Эти положения послужили исходной точкой для целой серии подобных схем, варьируемых в современной социологии религии. Нарекания, особенно со стороны американцев, вызывает обычно чрезмерная полярность противоположения церкви и секты у Трельча, в которую не укладывается реальное многообразие типов религиозных организаций, не столь резко отличных друг от друга. Поэтому в ходу более расчлененные определения: например, Г. Беккер выделял (по признаку возрастающей организованности религиозного сообщества) культ, секту, деноминацию, экклесию[123], Ингер – секту, установленную секту, универсальную церковь и просто церковь[124]. Вах и Меншинг предлагают начинать классификацию с типа, который характеризует «отношение между учителем и учеником», кончая «универсальной церковью». Тем самым буржуазная социология признает, что типология Трельча имеет смысл лишь как указание определенной тенденции.
Но основная ограниченность этой типологии – в ее чисто формальном характере. Она не выходит за теологические рамки (кстати, Трельч был лютеранским богословом), поскольку исходит из «чистого движения религиозного сознания», конструируя «мыслимые» варианты его мирских выражений и пытаясь подогнать под них реальные формы культовых сообществ. Схемы Трельча и Вебера не учитывают реальных отношений различных типов религиозных организаций со всем контекстом социально-экономических формаций.
3. Компаративно-типологическая социология религии
Компаративно-типологическое направление в социологии религии[125], представленное прежде всего И. Вахом и Г. Меншингом, можно рассматривать как один из итоговых продуктов разложения (и вырождения) веберовской школы. Теоретические конструкции Вебера, прошедшие обработку М. Шелера, Р. Отто, Л. фон Визе, превращаются в конечном счете у Ваха и Меншинга в совершенно формальные, мертвые классификационные схемы, по которым раскладывается эмпирический материал. Тем самым ликвидируется всякая видимая связь описания религиозных форм с социальной философией («метафизикой»), то есть в данном случае с попытками объяснения природы религии. Показательно, что Вах упрекает Вебера в «недостаточно четком» разграничении области социологического анализа религии от трансцендентной сферы самой религии[126]. Это разграничение Л. фон Визе абсолютизировал в форме противопоставления религии как явления «внутренней жизни» и церкви как социального института.
Подобное разграничение проводит и Вах. Для него, как мы уже видели, сфера социологии религии – это преимущественно отношение между «религиозными группировками». При этом Вах считает основным интегрирующим фактором в этих группировках (и в обществе вообще) не столько религию как идеологию, сколько культ. Стремление поставить культ впереди «доктрины» (идущее от М. Шелера) базируется у Ваха на неправомерном смешении примитивных нерасчлененных верований с современными религиозными системами; на деле же оно выступает одним из предлогов для того, чтобы преуменьшить значение критики религиозной доктрины.

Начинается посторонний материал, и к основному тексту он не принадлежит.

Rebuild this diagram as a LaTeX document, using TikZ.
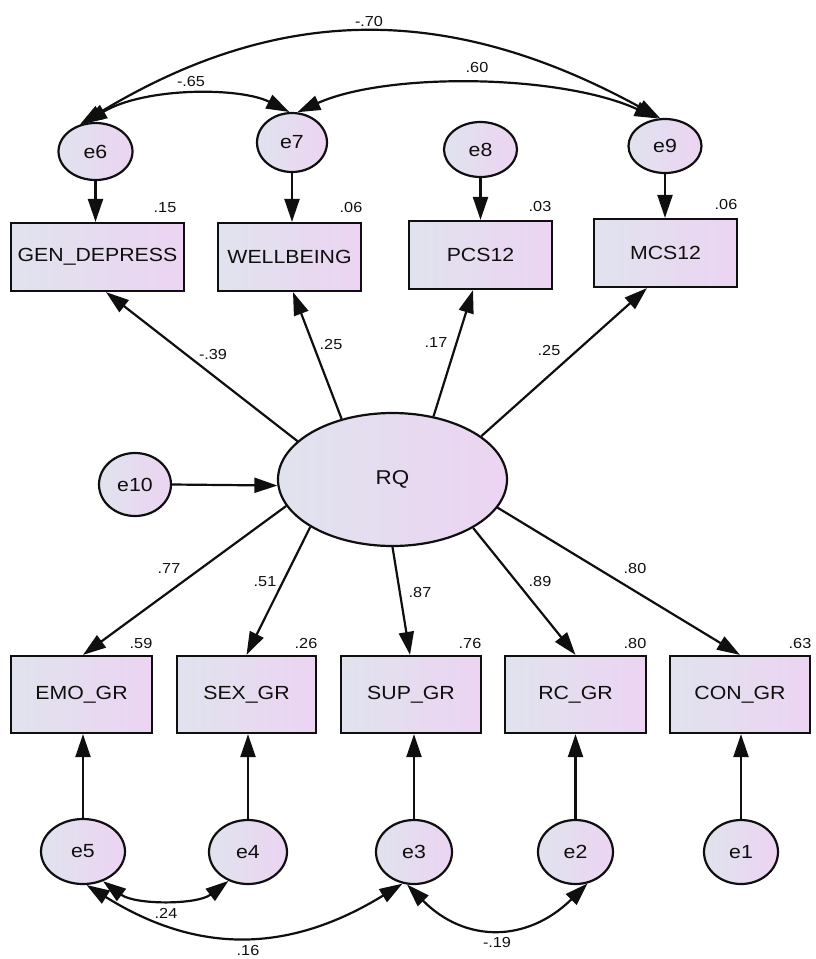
\documentclass[tikz,border=0pt]{standalone}
\usepackage{fontspec}
\setmainfont{Liberation Sans}[FakeStretch=1.12]
\usetikzlibrary{shapes.geometric,arrows.meta}

\definecolor{fillL}{RGB}{224,227,238}
\definecolor{fillR}{RGB}{236,212,242}
\definecolor{ink}{RGB}{15,15,15}

\tikzset{
  shapebase/.style={draw=ink, line width=2.2pt, left color=fillL, right color=fillR,
    inner sep=0pt, text=ink, font=\fontsize{19}{22}\selectfont},
  obsbox/.style={shapebase, rectangle},
  latent/.style={shapebase, ellipse},
  num/.style={text=ink, inner sep=0pt, font=\fontsize{14.5}{16}\selectfont},
  tipA/.tip={Triangle[length=23pt,width=15pt]},
  path/.style={draw=ink, line width=2.2pt, -tipA},
  covar/.style={draw=ink, line width=2.2pt, tipA-tipA},
}

\begin{document}
\begin{tikzpicture}[x=1pt,y=-1pt]
\useasboundingbox (0,0) rectangle (815,959);

% outcome variables (top row)
\node[obsbox, minimum width=173pt, minimum height=68pt] (gen)  at (97.5,257) {GEN\_DEPRESS};
\node[obsbox, minimum width=143pt, minimum height=68pt] (well) at (289.5,257) {WELLBEING};
\node[obsbox, minimum width=143pt, minimum height=68pt] (pcs)  at (480.5,255) {PCS12};
\node[obsbox, minimum width=143pt, minimum height=68pt] (mcs)  at (665.5,253) {MCS12};

% residuals of the outcomes
\node[latent, minimum width=74pt, minimum height=57pt] (e6) at (95.5,151.5) {e6};
\node[latent, minimum width=70pt, minimum height=59pt] (e7) at (292,142.5) {e7};
\node[latent, minimum width=73pt, minimum height=55pt] (e8) at (480.5,149.5) {e8};
\node[latent, minimum width=73pt, minimum height=54pt] (e9) at (665,146) {e9};

% latent factor and its disturbance
\node[latent, minimum width=229pt, minimum height=133pt, font=\fontsize{20}{23}\selectfont] (rq) at (392.5,479.5) {RQ};
\node[latent, minimum width=72pt, minimum height=63pt] (e10) at (135,484.5) {e10};

% indicators (bottom row)
\node[obsbox, minimum width=141pt, minimum height=77pt] (emo) at (81.5,694.5) {EMO\_GR};
\node[obsbox, minimum width=139pt, minimum height=77pt] (sex) at (246.5,694.5) {SEX\_GR};
\node[obsbox, minimum width=140pt, minimum height=77pt] (sup) at (411,694.5) {SUP\_GR};
\node[obsbox, minimum width=141pt, minimum height=77pt] (rc)  at (575.5,694.5) {RC\_GR};
\node[obsbox, minimum width=140pt, minimum height=77pt] (con) at (740,694.5) {CON\_GR};

% indicator residuals
\node[latent, minimum width=84pt, minimum height=65pt] (e5) at (83,851.5) {e5};
\node[latent, minimum width=78pt, minimum height=64pt] (e4) at (248,852) {e4};
\node[latent, minimum width=76pt, minimum height=64pt] (e3) at (414,852) {e3};
\node[latent, minimum width=75pt, minimum height=64pt] (e2) at (575.5,852) {e2};
\node[latent, minimum width=74pt, minimum height=64pt] (e1) at (741,852) {e1};

% residual paths, top
\draw[path] (e6.south) -- (e6.south |- gen.north);
\draw[path] (e7.south) -- (e7.south |- well.north);
\draw[path] (e8.south) -- (e8.south |- pcs.north);
\draw[path] (e9.south) -- (e9.south |- mcs.north);

% structural paths from RQ to outcomes
\draw[path] (rq.158.6) -- ([xshift=8.5pt]gen.south);
\draw[path] (rq.130.5) -- ([xshift=3.5pt]well.south);
\draw[path] (rq.57.5)  -- ([xshift=-7.5pt]pcs.south);
\draw[path] (rq.26.4)  -- ([xshift=-18.5pt]mcs.south);

% disturbance
\draw[path] (e10.east) -- (rq.183);

% loadings
\draw[path] (rq.194.3) -- ([xshift=1.5pt]emo.north);
\draw[path] (rq.210.9) -- (sex.north);
\draw[path] (rq.270)   -- ([xshift=-1pt]sup.north);
\draw[path] (rq.329.5) -- (rc.north);
\draw[path] (rq.345.4) -- (con.north);

% residual paths, bottom
\draw[path] (e5.north) -- (e5.north |- emo.south);
\draw[path] (e4.north) -- (e4.north |- sex.south);
\draw[path] (e3.north) -- (e3.north |- sup.south);
\draw[path] (e2.north) -- (e2.north |- rc.south);
\draw[path] (e1.north) -- (e1.north |- con.south);

% residual covariances, top
\draw[covar] (e6.120) .. controls (280,3) and (450,3) .. (e9.100);
\draw[covar] (e6.112) .. controls (145,87) and (240,87) .. (e7.95);
\draw[covar] (e7.80) .. controls (387,72) and (560,74) .. (e9.105);

% residual covariances, bottom
\draw[covar] (e5.304) .. controls (135,905) and (197,905) .. (e4.236);
\draw[covar] (e5.276) .. controls (197,954) and (288,954) .. (e3.250);
\draw[covar] (e3.258) .. controls (465,943) and (527,943) .. (e2.291);

% squared multiple correlations
\node[num] (r15) at (165,208) {.15};
\node[num] (r06a) at (351,208) {.06};
\node[num] (r03) at (540,207) {.03};
\node[num] (r06b) at (726,205) {.06};
\node[num] (r59) at (141,643) {.59};
\node[num] (r26) at (306,643) {.26};
\node[num] (r76) at (470,643) {.76};
\node[num] (r80) at (635,643) {.80};
\node[num] (r63) at (800,643) {.63};

% path coefficients
\node[num] (p39) at (213,355) {-.39};
\node[num] (p25a) at (331,345) {.25};
\node[num] (p17) at (436,343) {.17};
\node[num] (p25b) at (549,351) {.25};
\node[num] (p77) at (169,569) {.77};
\node[num] (p51) at (265,582) {.51};
\node[num] (p87) at (420,592) {.87};
\node[num] (p89) at (540,581) {.89};
\node[num] (p80) at (635,569) {.80};

% covariance values
\node[num] (c70) at (369,22) {-.70};
\node[num] (c60) at (477,68) {.60};
\node[num] (c65) at (191,82) {-.65};
\node[num] (c24) at (166,913) {.24};
\node[num] (c16) at (248,950) {.16};
\node[num] (c19) at (497,942) {-.19};
\end{tikzpicture}
\end{document}
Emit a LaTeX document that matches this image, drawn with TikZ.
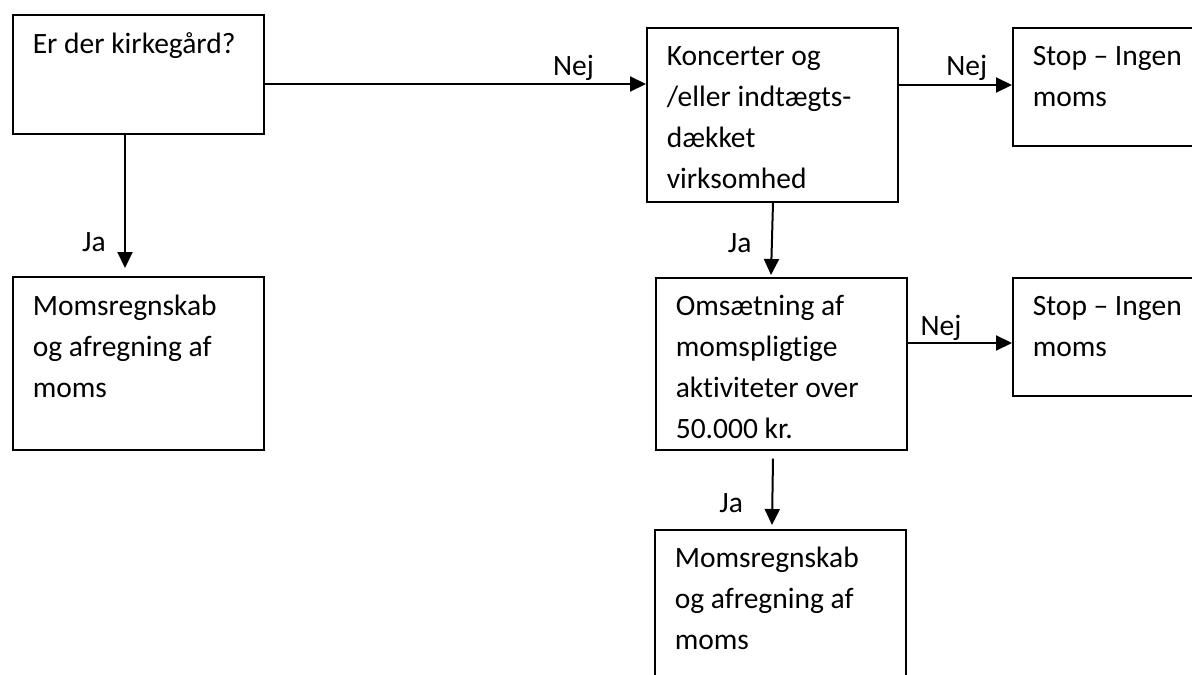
\documentclass[tikz,border=0pt]{standalone}
\usepackage{fontspec}
\setmainfont{Carlito}[Ligatures={TeX,NoCommon}]
\usepackage{tikz}
\usetikzlibrary{arrows.meta}

\tikzset{
  flowbox/.style={draw, line width=1.6pt, anchor=north west, align=flush left,
    inner xsep=20pt, inner ysep=0pt, text width=211pt,
    font=\fontsize{29.5pt}{41pt}\selectfont},
  flowarrow/.style={line width=2pt, -{Triangle[length=16pt,width=15pt]}},
  answer/.style={anchor=base, font=\fontsize{29.5pt}{41pt}\selectfont}
}

\begin{document}
\begin{tikzpicture}[x=1pt,y=-1pt]
\clip (0,0) rectangle (1192,675);

\node[flowbox, text height=39pt, text depth=80pt] (kirke) at (12,14) {Er der kirkegård?};
\node[flowbox, text height=39pt, text depth=134pt] (moms1) at (12,276) {Momsregnskab\\og afregning af\\moms};
\node[flowbox, text height=38pt, text depth=136pt] (koncert) at (646,27) {Koncerter og\\/eller indtægts-\\dækket\\virksomhed};
\node[flowbox, text height=38pt, text depth=80pt] (stop1) at (1012,27) {Stop – Ingen\\moms};
\node[flowbox, text height=38pt, text depth=134pt] (omsaet) at (655,277) {Omsætning af\\momspligtige\\aktiviteter over\\50.000 kr.};
\node[flowbox, text height=38pt, text depth=80pt] (stop2) at (1012,277) {Stop – Ingen\\moms};
\node[flowbox, text height=38pt, text depth=134pt] (moms2) at (654,529) {Momsregnskab\\og afregning af\\moms};

% Nej-grene
\draw[flowarrow] ([yshift=-70pt]kirke.north east) -- ([yshift=-57pt]koncert.north west) node[answer, pos=0.81, yshift=9pt] {Nej};
\draw[flowarrow] ([yshift=-58pt]koncert.north east) -- ([yshift=-58pt]stop1.north west) node[answer, pos=0.6, yshift=10pt] {Nej};
\draw[flowarrow] ([yshift=-66pt]omsaet.north east) -- ([yshift=-66pt]stop2.north west) node[answer, pos=0.32, yshift=8pt] {Nej};

% Ja-grene
\draw[flowarrow] ([xshift=113pt]kirke.south west) -- ([xshift=113pt,yshift=8pt]moms1.north west) node[answer, pos=0.88, xshift=-31pt] {Ja};
\draw[flowarrow] ([xshift=127pt]koncert.south west) -- ([xshift=116pt,yshift=2pt]omsaet.north west) node[answer, pos=0.69, xshift=-32pt] {Ja};
\draw[flowarrow] ([xshift=118pt,yshift=-8pt]omsaet.south west) -- ([xshift=118pt,yshift=4pt]moms2.north west) node[answer, pos=0.81, xshift=-41pt] {Ja};
\end{tikzpicture}
\end{document}
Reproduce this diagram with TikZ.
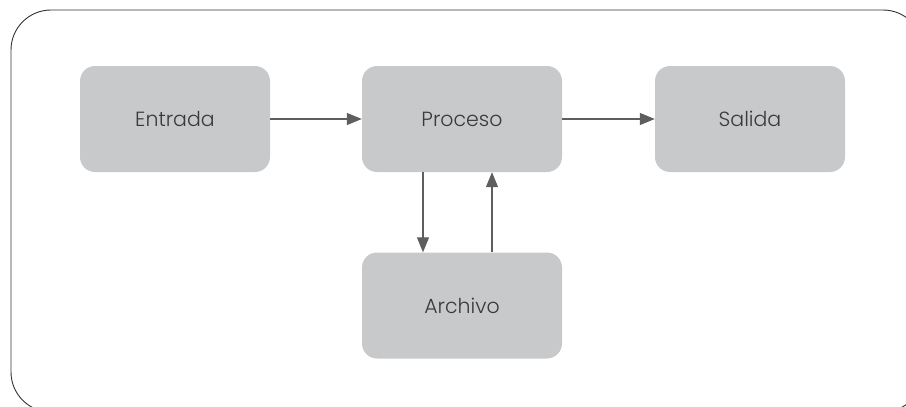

Социология религии у Ваха выступает в виде громоздкой типологии религиозных групп, их положения в обществе и государстве, форм религиозного авторитета. При этом особо рассматриваются: а) отношения религии к «естественным группам», б) специфически религиозные организации общества, в) отношения религии к социальной дифференциации и государству. Рассмотрим некоторые из рубрик типологии Ваха.
Первой из «естественных групп» он считает семью и поэтому перечисляет как признаки семейных культов формы, имеющие – всегда или изначально – родовое и племенное значение (например, церемониал инициации). Подобным же образом описываются (на весьма обширном материале) племенные, локальные и т. п. культы. Отмечая в заключение «обнаруженную» подобным нагромождением примеров «идентичность» естественных и религиозных единиц, Вах протестует против их отождествления (Дюркгеймом), ссылаясь, между прочим, на то, что социальные отношения людей – это в конечном счете отношения индивидов, в то время как в религии первично сообщество[127].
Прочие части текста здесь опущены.